◆ **To do**: Lines that include the word "React" are the ones to copy.

(Entries with chart source code)

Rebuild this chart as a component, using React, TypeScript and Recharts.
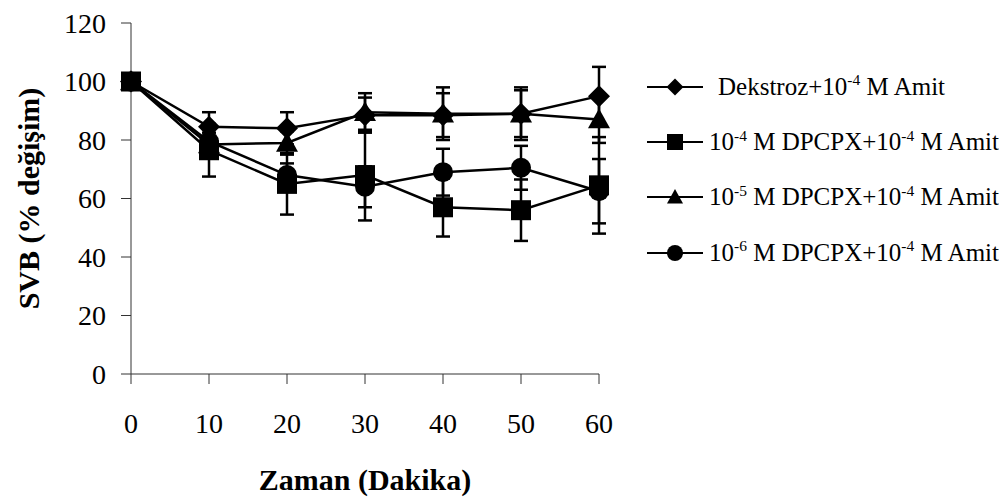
import React from 'react';
import { LineChart, Line, XAxis, YAxis, ErrorBar, Legend } from 'recharts';

// zaman (dakika)
const zaman = [0, 10, 20, 30, 40, 50, 60];

// SVB (% degisim)
const dekstroz = [100, 84.5, 84, 88.5, 88.5, 89, 95];
const dekstrozErr = [0, 5, 5.5, 6, 7.5, 8, 10];
const dpcpx4 = [100, 76.5, 65, 68, 57, 56, 64.5];
const dpcpx4Err = [0, 9, 10.5, 15.5, 10, 10.5, 16.5];
const dpcpx5 = [100, 78.5, 79, 89.5, 89, 89, 87];
const dpcpx5Err = [0, 4, 4, 6.5, 9, 9, 8];
const dpcpx6 = [100, 79.5, 68, 64, 69, 70.5, 62.5];
const dpcpx6Err = [0, 5, 4, 7, 8, 7.5, 11];

const xTicks = [0, 10, 20, 30, 40, 50, 60];
const yTicks = [0, 20, 40, 60, 80, 100, 120];

const data = zaman.map((t, i) => ({
    zaman: t,
    dek: dekstroz[i], dekErr: dekstrozErr[i],
    d4: dpcpx4[i], d4Err: dpcpx4Err[i],
    d5: dpcpx5[i], d5Err: dpcpx5Err[i],
    d6: dpcpx6[i], d6Err: dpcpx6Err[i],
}));

const FONT = "'Liberation Serif', 'Times New Roman', Times, 'Nimbus Roman', 'Noto Serif', FreeSerif, 'DejaVu Serif', serif";

type MarkProps = { cx: number, cy: number, s?: number };

const Diamond = ({ cx, cy, s = 11 }: MarkProps) => (
    <polygon points={`${cx},${cy - s} ${cx + s},${cy} ${cx},${cy + s} ${cx - s},${cy}`} fill="#000" />
);
const Square = ({ cx, cy, s = 10 }: MarkProps) => (
    <rect x={cx - s} y={cy - s} width={s * 2} height={s * 2} fill="#000" />
);
const Triangle = ({ cx, cy, s = 11 }: MarkProps) => (
    <polygon points={`${cx},${cy - s} ${cx + s},${cy + s * 0.8} ${cx - s},${cy + s * 0.8}`} fill="#000" />
);
const Circle = ({ cx, cy, s = 10 }: MarkProps) => (
    <circle cx={cx} cy={cy} r={s} fill="#000" />
);

const markers = [Diamond, Square, Triangle, Circle];

const dotFor = (Mark: React.FC<MarkProps>) => (props: any) => (
    <Mark key={`dot-${props.index}`} cx={props.cx} cy={props.cy} />
);

const Sup = ({ children }: { children: React.ReactNode }) => (
    <span style={{ fontSize: '0.62em', position: 'relative', top: '-0.6em' }}>{children}</span>
);

const legendLabels: React.ReactNode[] = [
    <span style={{ marginLeft: 9 }}>Dekstroz+10<Sup>-4</Sup> M Amit</span>,
    <span>10<Sup>-4</Sup> M DPCPX+10<Sup>-4</Sup> M Amit</span>,
    <span>10<Sup>-5</Sup> M DPCPX+10<Sup>-4</Sup> M Amit</span>,
    <span>10<Sup>-6</Sup> M DPCPX+10<Sup>-4</Sup> M Amit</span>,
];

const renderLegend = () => (
    <div style={{ fontFamily: FONT, fontSize: 25, color: '#000' }}>
        {legendLabels.map((label, i) => {
            const Mark = markers[i];
            return (
                <div key={i} style={{ display: 'flex', alignItems: 'center', height: 55.3, whiteSpace: 'nowrap' }}>
                    <svg width={56} height={22} style={{ flex: 'none' }}>
                        <line x1={0} y1={11} x2={56} y2={11} stroke="#000" strokeWidth={2} />
                        <Mark cx={28} cy={11} s={i === 0 ? 8.5 : 8} />
                    </svg>
                    <span style={{ marginLeft: 6 }}>{label}</span>
                </div>
            );
        })}
    </div>
);

const tickStyle = { fill: '#000', fontSize: 28, fontFamily: FONT };
const titleStyle = { fill: '#000', fontSize: 30, fontFamily: FONT, fontWeight: 'bold' as const };

export default function App() {
    return (
        <div style={{ width: 999, height: 495, fontFamily: FONT }}>
            <LineChart width={999} height={495} data={data} margin={{ top: 15, right: 408, left: 0, bottom: 0 }}>
                <XAxis
                    dataKey="zaman"
                    type="number"
                    domain={[0, 60]}
                    ticks={xTicks}
                    interval={0}
                    height={129}
                    tickSize={10}
                    tickMargin={29}
                    axisLine={{ stroke: '#333' }}
                    tickLine={{ stroke: '#333' }}
                    tick={tickStyle}
                    label={{ value: 'Zaman (Dakika)', position: 'insideBottom', offset: 13, style: titleStyle }}
                />
                <YAxis
                    type="number"
                    domain={[0, 120]}
                    ticks={yTicks}
                    interval={0}
                    width={123}
                    tickSize={10}
                    tickMargin={15}
                    axisLine={{ stroke: '#333' }}
                    tickLine={{ stroke: '#333' }}
                    tick={tickStyle}
                    label={{ value: 'SVB (% değişim)', angle: -90, position: 'insideLeft', offset: 20, style: { ...titleStyle, textAnchor: 'middle' } }}
                />
                <Legend
                    layout="vertical"
                    align="center"
                    verticalAlign="middle"
                    content={renderLegend}
                    wrapperStyle={{ left: 639, top: 51, width: 360 }}
                />
                <Line type="linear" dataKey="dek" stroke="#000" strokeWidth={2.5} dot={dotFor(Diamond)} activeDot={false} isAnimationActive={false}>
                    <ErrorBar dataKey="dekErr" direction="y" width={7} stroke="#000" strokeWidth={2.5} isAnimationActive={false} />
                </Line>
                <Line type="linear" dataKey="d4" stroke="#000" strokeWidth={2.5} dot={dotFor(Square)} activeDot={false} isAnimationActive={false}>
                    <ErrorBar dataKey="d4Err" direction="y" width={7} stroke="#000" strokeWidth={2.5} isAnimationActive={false} />
                </Line>
                <Line type="linear" dataKey="d5" stroke="#000" strokeWidth={2.5} dot={dotFor(Triangle)} activeDot={false} isAnimationActive={false}>
                    <ErrorBar dataKey="d5Err" direction="y" width={7} stroke="#000" strokeWidth={2.5} isAnimationActive={false} />
                </Line>
                <Line type="linear" dataKey="d6" stroke="#000" strokeWidth={2.5} dot={dotFor(Circle)} activeDot={false} isAnimationActive={false}>
                    <ErrorBar dataKey="d6Err" direction="y" width={7} stroke="#000" strokeWidth={2.5} isAnimationActive={false} />
                </Line>
            </LineChart>
        </div>
    );
}
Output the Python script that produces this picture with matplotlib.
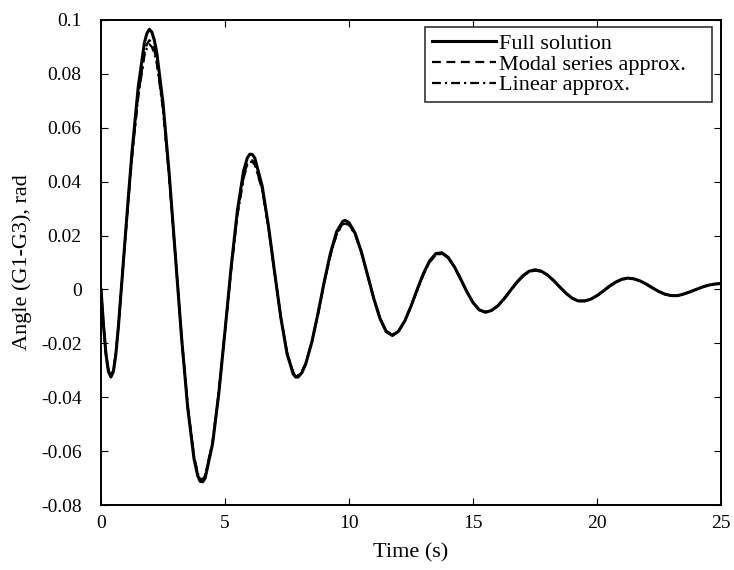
import numpy as np
import matplotlib
matplotlib.use('Agg')
import matplotlib.pyplot as plt
from matplotlib.ticker import FuncFormatter

plt.rcParams['font.family'] = ['Liberation Serif', 'DejaVu Serif']
plt.rcParams['axes.unicode_minus'] = False

# tiempo (s)
tiempo = [0.0, 0.1, 0.2, 0.3, 0.4, 0.5, 0.6, 0.7, 0.8, 0.9,
          1.0, 1.1, 1.25, 1.5, 1.75, 1.85, 1.95, 2.05, 2.15, 2.25,
          2.5, 2.75, 3.0, 3.25, 3.5, 3.75, 3.9, 4.0, 4.1, 4.2,
          4.5, 4.75, 5.0, 5.25, 5.5, 5.75, 5.9, 6.0, 6.1, 6.2,
          6.5, 6.75, 7.0, 7.25, 7.5, 7.75, 7.85, 7.95, 8.1, 8.25,
          8.5, 8.75, 9.0, 9.25, 9.5, 9.75, 9.85, 10.0, 10.25, 10.5,
          10.75, 11.0, 11.25, 11.5, 11.75, 12.0, 12.25, 12.5, 12.75, 13.0,
          13.25, 13.5, 13.75, 14.0, 14.25, 14.5, 14.75, 15.0, 15.25, 15.5,
          15.75, 16.0, 16.25, 16.5, 16.75, 17.0, 17.25, 17.5, 17.75, 18.0,
          18.25, 18.5, 18.75, 19.0, 19.25, 19.5, 19.75, 20.0, 20.25, 20.5,
          20.75, 21.0, 21.25, 21.5, 21.75, 22.0, 22.25, 22.5, 22.75, 23.0,
          23.25, 23.5, 23.75, 24.0, 24.25, 24.5, 24.75, 25.0]

# solucion completa
full_sol = [0.0, -0.013, -0.024, -0.0305, -0.0325, -0.0305, -0.024, -0.014, -0.002, 0.010,
            0.022, 0.034, 0.051, 0.075, 0.0915, 0.095, 0.0965, 0.0955, 0.0925, 0.0878,
            0.0692, 0.0429, 0.0125, -0.018, -0.0442, -0.0628, -0.0692, -0.0712, -0.0714, -0.070,
            -0.0572, -0.0386, -0.0154, 0.0085, 0.0293, 0.044, 0.0488, 0.0502, 0.0501, 0.0488,
            0.0383, 0.0237, 0.0064, -0.0104, -0.0238, -0.0314, -0.0325, -0.0325, -0.0309, -0.0278,
            -0.0196, -0.0089, 0.0028, 0.0134, 0.0214, 0.0253, 0.0256, 0.0248, 0.0208, 0.0139,
            0.0053, -0.0034, -0.0108, -0.0157, -0.0171, -0.0155, -0.0117, -0.0062, 0.0, 0.0059,
            0.0106, 0.0133, 0.0136, 0.0119, 0.0084, 0.0039, -0.0008, -0.0049, -0.0076, -0.0085,
            -0.0078, -0.0061, -0.0035, -0.0005, 0.0025, 0.005, 0.0067, 0.0073, 0.0068, 0.0054,
            0.0033, 0.0009, -0.0014, -0.0033, -0.0043, -0.0043, -0.0036, -0.0023, -0.0006, 0.0012,
            0.0027, 0.0038, 0.0042, 0.0039, 0.0031, 0.0019, 0.0005, -0.0008, -0.0018, -0.0023,
            -0.0023, -0.0017, -0.0009, 0.0, 0.0009, 0.0016, 0.002, 0.0022]

# aproximacion serie modal
modal = [0.0, -0.013, -0.024, -0.0302, -0.032, -0.0302, -0.0238, -0.0138, -0.002, 0.0098,
         0.0215, 0.033, 0.0495, 0.072, 0.0875, 0.091, 0.0925, 0.0915, 0.0888, 0.0848,
         0.0675, 0.042, 0.0122, -0.0178, -0.0438, -0.0622, -0.0686, -0.0706, -0.0708, -0.0695,
         -0.0568, -0.0384, -0.0155, 0.0078, 0.0278, 0.0418, 0.0468, 0.048, 0.0479, 0.0468,
         0.0372, 0.0232, 0.0062, -0.0103, -0.0235, -0.031, -0.0321, -0.0321, -0.0306, -0.0276,
         -0.0196, -0.009, 0.0025, 0.0128, 0.0206, 0.0245, 0.0247, 0.0241, 0.0204, 0.0137,
         0.0052, -0.0034, -0.0107, -0.0155, -0.0169, -0.0154, -0.0117, -0.0063, -0.0002, 0.0056,
         0.0102, 0.0129, 0.0133, 0.0117, 0.0083, 0.0039, -0.0008, -0.0048, -0.0075, -0.0084,
         -0.0078, -0.0061, -0.0036, -0.0006, 0.0023, 0.0048, 0.0065, 0.0071, 0.0067, 0.0053,
         0.0033, 0.0009, -0.0014, -0.0032, -0.0042, -0.0043, -0.0036, -0.0023, -0.0007, 0.0011,
         0.0026, 0.0037, 0.0041, 0.0039, 0.0031, 0.0019, 0.0005, -0.0008, -0.0018, -0.0023,
         -0.0023, -0.0017, -0.0009, 0.0, 0.0009, 0.0016, 0.002, 0.0022]

# aproximacion lineal
lineal = [0.0, -0.0128, -0.0236, -0.03, -0.0318, -0.03, -0.0236, -0.0137, -0.002, 0.0096,
          0.0212, 0.0326, 0.049, 0.0712, 0.0868, 0.0895, 0.091, 0.090, 0.0875, 0.0838,
          0.0668, 0.0416, 0.0122, -0.0176, -0.0435, -0.0618, -0.0682, -0.0702, -0.0704, -0.0691,
          -0.0565, -0.0382, -0.0155, 0.0076, 0.0274, 0.0412, 0.0462, 0.0474, 0.0473, 0.0463,
          0.0369, 0.0231, 0.0062, -0.0102, -0.0233, -0.0308, -0.0319, -0.0319, -0.0304, -0.0275,
          -0.0195, -0.009, 0.0024, 0.0126, 0.0203, 0.0242, 0.0244, 0.0239, 0.0203, 0.0137,
          0.0052, -0.0034, -0.0106, -0.0154, -0.0168, -0.0153, -0.0117, -0.0063, -0.0002, 0.0055,
          0.0101, 0.0128, 0.0132, 0.0116, 0.0083, 0.0039, -0.0008, -0.0048, -0.0075, -0.0083,
          -0.0077, -0.0061, -0.0036, -0.0006, 0.0023, 0.0047, 0.0064, 0.007, 0.0066, 0.0053,
          0.0033, 0.0009, -0.0014, -0.0032, -0.0042, -0.0042, -0.0036, -0.0023, -0.0007, 0.0011,
          0.0026, 0.0037, 0.0041, 0.0039, 0.0031, 0.0019, 0.0005, -0.0008, -0.0018, -0.0023,
          -0.0023, -0.0017, -0.0009, 0.0, 0.0009, 0.0016, 0.002, 0.0022]

yticks = [-0.08, -0.06, -0.04, -0.02, 0.0, 0.02, 0.04, 0.06, 0.08, 0.1]
xticks = [0, 5, 10, 15, 20, 25]

fig = plt.figure(figsize=(7.34, 5.70), dpi=100)
ax = fig.add_axes([0.1376, 0.114, 0.8447, 0.851])

ax.plot(tiempo, full_sol, color='black', lw=2.2, ls='-', label='Full solution')
ax.plot(tiempo, modal, color='black', lw=1.6, ls=(0, (4, 2.5)), label='Modal series approx.')
ax.plot(tiempo, lineal, color='black', lw=1.6, ls=(0, (4, 1.8, 1, 1.8)), label='Linear approx.')

ax.set_xlim(0, 25)
ax.set_ylim(-0.08, 0.1)
ax.set_xticks(xticks)
ax.set_yticks(yticks)
ax.yaxis.set_major_formatter(FuncFormatter(lambda v, p: '%g' % (round(v, 4) + 0.0)))
ax.tick_params(direction='in', top=True, right=True, length=5, width=0.8, labelsize=14)
ax.tick_params(axis='y', pad=14)
ax.tick_params(axis='x', pad=7)
for s in ax.spines.values():
    s.set_linewidth(1.4)

ax.set_xlabel('Time (s)', fontsize=16, labelpad=8)
ax.set_ylabel('Angle (G1-G3), rad', fontsize=16, labelpad=6)

# leyenda estilo matlab, caja mas ancha que el texto
leg = ax.legend(loc='upper left', bbox_to_anchor=(425 / 734, 0.5, 287 / 734, 1 - 27 / 570 - 0.5),
                bbox_transform=fig.transFigure, mode='expand',
                fontsize=16, frameon=True, fancybox=False,
                handlelength=2.9, handletextpad=0.15, borderaxespad=0.0,
                borderpad=0.3, labelspacing=0.0)
leg.get_frame().set_edgecolor('black')
leg.get_frame().set_linewidth(1.2)

fig.savefig('out.png', dpi=100)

◆ **Task response**:
Rebuild this chart as a component, using React, TypeScript and Recharts.
import React from 'react';
const dotFor = (Mark: React.FC<MarkProps>) => (props: any) => (
const Sup = ({ children }: { children: React.ReactNode }) => (
const legendLabels: React.ReactNode[] = [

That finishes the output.